Selon l'exécutif, la convention n'appelle pas l'adoption de nouvelles dispositions législatives. Toutefois, sa ratification aurait pu être l'occasion d'un réexamen du cadre juridique relatif à la lutte contre les violences et le harcèlement au travail.

À ce titre, mon rapport contient sept mesures visant à renforcer notre arsenal juridique et notre réponse face à ce phénomène : dresser le bilan de la mise en place des référents harcèlement et apporter les ajustements nécessaires pour garantir leur efficacité ; imposer aux cadres et aux personnels des ressources humaines une obligation de formation en ce domaine ; étendre le devoir de vigilance des sociétés mères et des entreprises donneuses d'ordre aux cas de violence et de harcèlement au travail ; inclure un volet consacré au sujet dans le travail d'élaboration du prochain « plan santé au travail » (PST 4) ; faire de cette question un thème obligatoire des négociations annuelles sur la qualité de vie au travail ; créer de nouveaux droits pour les victimes, en s'inspirant des meilleures pratiques à l'étranger, comme celles de l'Espagne par exemple ; enfin, protéger les victimes de violences domestiques contre le licenciement.

Bien entendu, ces propositions n'appellent pas de modification de la convention. Ce sont des voeux que j'émets pour continuer à améliorer la protection des femmes victimes de violences.

Pour conclure, je préconise l'adoption de ce projet de loi, adopté par l'Assemblée nationale le 23 juillet dernier. Huit pays ont d'ores et déjà ratifié la convention : l'Argentine, l'Équateur, la Grèce, Maurice, la Namibie, la Somalie, ainsi que deux pays où le texte est déjà entré en vigueur, à savoir Fidji et l'Uruguay.

La France est quant à elle suspendue à un débat sur la nécessité d'une autorisation européenne, la Commission européenne considérant que certaines parties de l'instrument relèvent de la compétence exclusive de l'Union.

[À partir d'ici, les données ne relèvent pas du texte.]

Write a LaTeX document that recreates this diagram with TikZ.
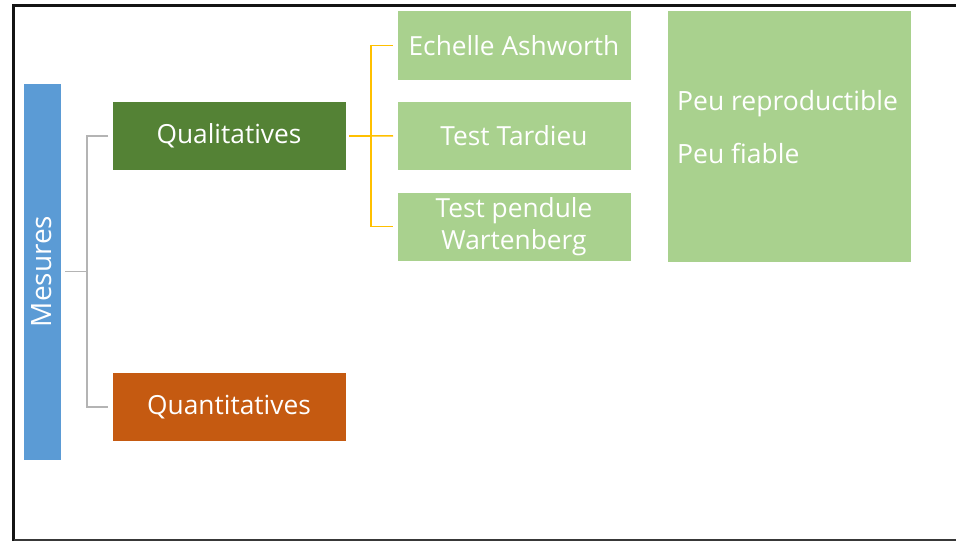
\documentclass[tikz,border=0pt]{standalone}
\usepackage{fontspec}
\setmainfont{Open Sans}
\definecolor{mblue}{HTML}{5B9BD5}
\definecolor{dgreen}{HTML}{548235}
\definecolor{lgreen}{HTML}{A9D18E}
\definecolor{rust}{HTML}{C55A11}
\definecolor{amber}{HTML}{FFC000}
\definecolor{lgray}{HTML}{B4B4B4}
\begin{document}
\begin{tikzpicture}[x=1pt,y=-1pt,
  box/.style={draw=white, line width=0.6pt, inner sep=0pt, outer sep=0pt,
    text=white, align=center, font=\fontsize{26.3}{32}\selectfont},
  wide/.style={box, minimum width=234pt, minimum height=69pt},
  remark/.style={anchor=base west, inner sep=0pt, text=white,
    font=\fontsize{26.5}{32}\selectfont},
  gconn/.style={draw=lgray, line width=1.5pt},
  oconn/.style={draw=amber, line width=1.5pt}
]
\useasboundingbox (0,0) rectangle (956,541);
\fill[white] (0,0) rectangle (956,541);

% slide frame
\draw[line width=3pt, black!92] (13.5,541) -- (13.5,5) -- (956,5);
\draw[line width=2pt, black!78] (13.5,540) -- (956,540);

% root
\node[box, fill=mblue, minimum width=38pt, minimum height=377pt,
  font=\fontsize{28}{32}\selectfont] (mes) at (42,271.5) {\rotatebox{90}{Mesures}};

% first level
\node[wide, fill=dgreen] (qual) at (229,136) {\raisebox{-1pt}{Qualitatives}};
\node[wide, fill=rust, minimum height=68.5pt] (quant) at (229,406.8) {\raisebox{-1.5pt}{Quantitatives}};

% second level
\node[wide, fill=lgreen, minimum height=69.5pt] (ech) at (514,45.3) {Echelle Ashworth};
\node[wide, fill=lgreen] (tard) at (514,135.8) {Test Tardieu};
\node[wide, fill=lgreen] (pend) at (514,226.6) {Test pendule\\Wartenberg};

% remarks
\node[box, fill=lgreen, minimum width=244pt, minimum height=252pt] (rem) at (789,136.4) {};
\node[remark] (rem1) at (677,110.7) {Peu reproductible};
\node[remark] (rem2) at (677,163.3) {Peu fiable};

% gray tree connectors
\draw[gconn] ([xshift=4pt]mes.east) -- ++(22,0) coordinate (jg);
\draw[gconn] ([xshift=-4pt]qual.west) -| (jg) |- ([xshift=-4pt]quant.west);

% amber tree connectors
\draw[oconn, line width=2.2pt] ([xshift=3pt]qual.east) -- ++(22,0) coordinate (jo);
\draw[oconn] ([xshift=-4pt]ech.west) -| (jo) |- ([xshift=-4pt]pend.west);
\draw[oconn] (jo) -- ([xshift=-4pt]tard.west);
\end{tikzpicture}
\end{document}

Je souligne toutefois que la Grèce a décidé de faire cavalier seul en ratifiant cette convention sans attendre le feu vert du Conseil de l'Union européenne.

L'examen de ce projet de loi en séance publique est prévu au Sénat le jeudi 28 octobre prochain, selon la procédure simplifiée, ce à quoi la conférence des présidents, de même que votre rapporteur, a souscrit.

Je termine en rappelant que ce sujet nous concerne tous dans notre humanité, et doit nous rassembler au-delà des clivages politiques.

Suivant l'avis du rapporteur, la commission a adopté, à l'unanimité, le rapport et le projet de loi précité.